The 2 points were 1) His tax cut did create more jobs, and 2)If you already had investments in the markets, and in many cases a 401K, you're doing much better now than in the previous FEW administrations. You need to put your problems with his personality aside and take a look at what's ACTUALLY HAPPENING. Everyone loves to bash him, regardless of the fact that we are doing better with him. What's sad is that everyone would somehow be worse off, yet happier, if Hillary had one. Makes no sense. He's not only causing positive change despite his ignorant rants, but he would be making even more positive change if congress would simply work WITH him.


----------



## Viri (May 2, 2018)

But, it was her turn!


----------



## Xathya (May 2, 2018)

i wonder if the means of teh end of war is kim yov un is not longser leadserboard of north koreas steam


----------



## xpoverzion (May 2, 2018)

In other words... South Korea now has to absorb millions of impoverished North Koreans.   This is Kim Jongs strategy to undermine the South Korean economy with his impoverished nation, and to eventually take over South Korea.


----------



## Xzi (May 2, 2018)

urherenow said:


> The 2 points were 1) His tax cut did create more jobs, and 2)If you already had investments in the markets, and in many cases a 401K, you're doing much better now than in the previous FEW administrations. You need to put your problems with his personality aside and take a look at what's ACTUALLY HAPPENING. Everyone loves to bash him, regardless of the fact that we are doing better with him. What's sad is that everyone would somehow be worse off, yet happier, if Hillary had one. Makes no sense. He's not only causing positive change despite his ignorant rants, but he would be making even more positive change if congress would simply work WITH him.
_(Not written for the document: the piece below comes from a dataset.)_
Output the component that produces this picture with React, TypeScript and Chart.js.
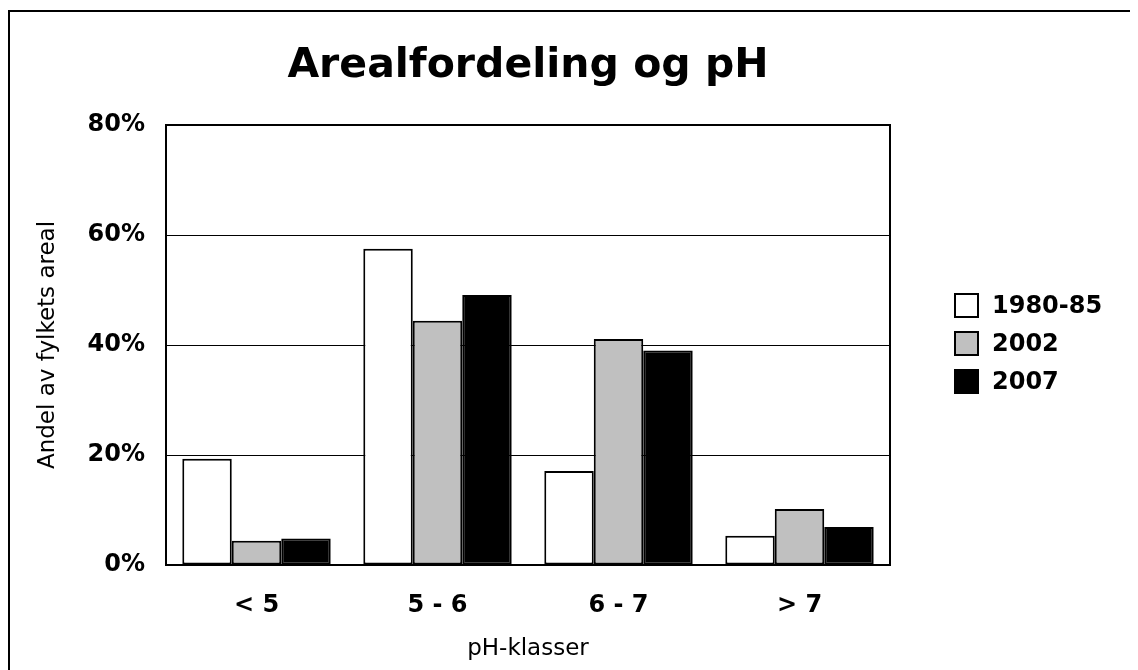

1. There's no evidence of job creation due to the tax cuts, all you posted was existing workers receiving bonuses determined by their employers.  2. The market did well, and was much more stable, under Obama.  As I said, now is a really bad time for potential investors.  The rich get richer, sure, and especially those with insider information, but little else changes.
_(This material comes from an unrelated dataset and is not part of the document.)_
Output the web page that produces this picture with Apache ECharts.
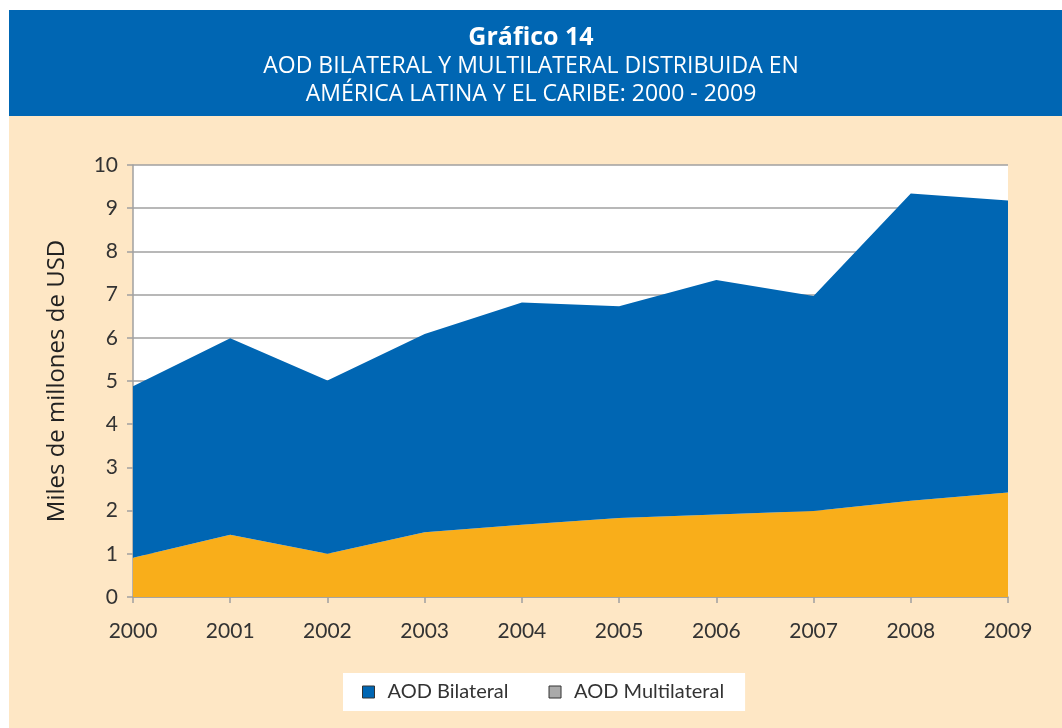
<!DOCTYPE html>
<html>
<head>
<meta charset="utf-8">
<script src="https://cdn.jsdelivr.net/npm/echarts@6/dist/echarts.min.js"></script>
<style>
  html, body { margin: 0; padding: 0; background: #fff; }
  #wrap { position: relative; width: 1062px; height: 728px; }
  .band { position: absolute; left: 9px; top: 10px; width: 1053px; height: 106px; background: #0066b3; }
  .paper { position: absolute; left: 9px; top: 116px; width: 1053px; height: 612px; background: #fee7c5; }
  #chart { position: absolute; left: 0; top: 0; width: 1062px; height: 728px; }
</style>
</head>
<body>
<div id="wrap">
  <div class="band"></div>
  <div class="paper"></div>
  <div id="chart"></div>
</div>
<script>
// 年份
var years = ["2000", "2001", "2002", "2003", "2004", "2005", "2006", "2007", "2008", "2009"];
// AOD Multilateral (parte inferior, naranja)
var multilateral = [0.91, 1.44, 1.0, 1.5, 1.67, 1.83, 1.91, 1.99, 2.23, 2.42];
// AOD Bilateral (apilado encima, azul)
var bilateral = [3.97, 4.55, 4.01, 4.59, 5.15, 4.90, 5.43, 4.98, 7.11, 6.76];
// etiquetas del eje Y
var yTicks = ["0", "1", "2", "3", "4", "5", "6", "7", "8", "9", "10"];

var font = "Lato";
var titleFont = "Open Sans";
var myChart = echarts.init(document.getElementById("chart"));
var option = {
  backgroundColor: "transparent",
  textStyle: { fontFamily: font },
  title: [
    {
      text: "Gráfico 14",
      left: "center",
      top: 20,
      textStyle: { color: "#fff", fontSize: 25, fontWeight: "bold", fontFamily: titleFont }
    },
    {
      text: "AOD BILATERAL Y MULTILATERAL DISTRIBUIDA EN",
      left: "center",
      top: 47,
      textStyle: { color: "#fff", fontSize: 23, fontWeight: "normal", lineHeight: 28, fontFamily: titleFont }
    },
    {
      text: "AMÉRICA LATINA Y EL CARIBE: 2000 - 2009",
      left: "center",
      top: 75,
      textStyle: { color: "#fff", fontSize: 23, fontWeight: "normal", lineHeight: 28, fontFamily: titleFont }
    }
  ],
  legend: {
    left: 343,
    top: 673,
    backgroundColor: "#fff",
    padding: [9, 21, 9, 19],
    itemGap: 40,
    itemWidth: 12,
    itemHeight: 12,
    icon: "rect",
    textStyle: { fontSize: 20, color: "#333", fontFamily: font, padding: [0, 0, 0, 8] },
    data: [
      { name: "AOD Bilateral", itemStyle: { color: "#0066b3", borderColor: "#333", borderWidth: 1 } },
      { name: "AOD Multilateral", itemStyle: { color: "#aaaaaa", borderColor: "#333", borderWidth: 1 } }
    ]
  },
  grid: {
    left: 133,
    right: 54,
    top: 165,
    bottom: 131,
    show: true,
    backgroundColor: "#fff",
    borderWidth: 0
  },
  xAxis: {
    type: "category",
    boundaryGap: false,
    data: years,
    axisLine: { lineStyle: { color: "#a0a0a0", width: 1.5 } },
    axisTick: { show: true, length: 6, lineStyle: { color: "#a0a0a0", width: 1.5 } },
    axisLabel: { fontSize: 21, color: "#333", margin: 24, fontFamily: font }
  },
  yAxis: {
    type: "value",
    min: 0,
    max: 10,
    interval: 1,
    name: "Miles de millones de USD",
    nameLocation: "middle",
    nameGap: 64,
    nameRotate: 90,
    nameTextStyle: { fontSize: 24, color: "#222", fontFamily: titleFont },
    axisLine: { show: true, lineStyle: { color: "#a0a0a0", width: 1.5 } },
    axisTick: { show: true, length: 6, lineStyle: { color: "#a0a0a0", width: 1.5 } },
    splitLine: { lineStyle: { color: "#a0a0a0", width: 1.5 } },
    axisLabel: {
      fontSize: 21,
      color: "#333",
      margin: 15,
      fontFamily: font,
      formatter: function (v) { return yTicks[v]; }
    }
  },
  series: [
    {
      name: "AOD Multilateral",
      type: "line",
      stack: "total",
      data: multilateral,
      showSymbol: false,
      lineStyle: { width: 0 },
      itemStyle: { color: "#f9ae1a" },
      areaStyle: { color: "#f9ae1a", opacity: 1 },
      z: 2
    },
    {
      name: "AOD Bilateral",
      type: "line",
      stack: "total",
      data: bilateral,
      showSymbol: false,
      lineStyle: { width: 0 },
      itemStyle: { color: "#0066b3" },
      areaStyle: { color: "#0066b3", opacity: 1 },
      z: 2
    }
  ]
};
myChart.setOption(option);
</script>
</body>
</html>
You need to stop ignoring all Trump's problems and look at what's ACTUALLY HAPPENING.  The US's image on the world stage has gone to shit, we're no longer a leader in important sectors like renewable energy, and we're on the fast track to another economic crash/recession with Trump repealing all the financial protections put in place after the '08 crash.  Congress is owned by Trump's party, the reason for being unable to accomplish anything is purely incompetence.


----------



## urherenow (May 2, 2018)

Xzi said:


> 1. There's no evidence of job creation due to the tax cuts, all you posted was existing workers receiving bonuses determined by their employers.  2. The market did well, and was much more stable, under Obama.  As I said, now is a really bad time for potential investors.  The rich get richer, sure, and especially those with insider information, but little else changes.
> 
> You need to stop ignoring all Trump's problems and look at what's ACTUALLY HAPPENING.  The US's image on the world stage has gone to shit, we're no longer a leader in important sectors like renewable energy, and we're on the fast track to another economic crash/recession with Trump repealing all the financial protections put in place after the '08 crash.  Congress is owned by Trump's party, the reason for being unable to accomplish anything is purely incompetence.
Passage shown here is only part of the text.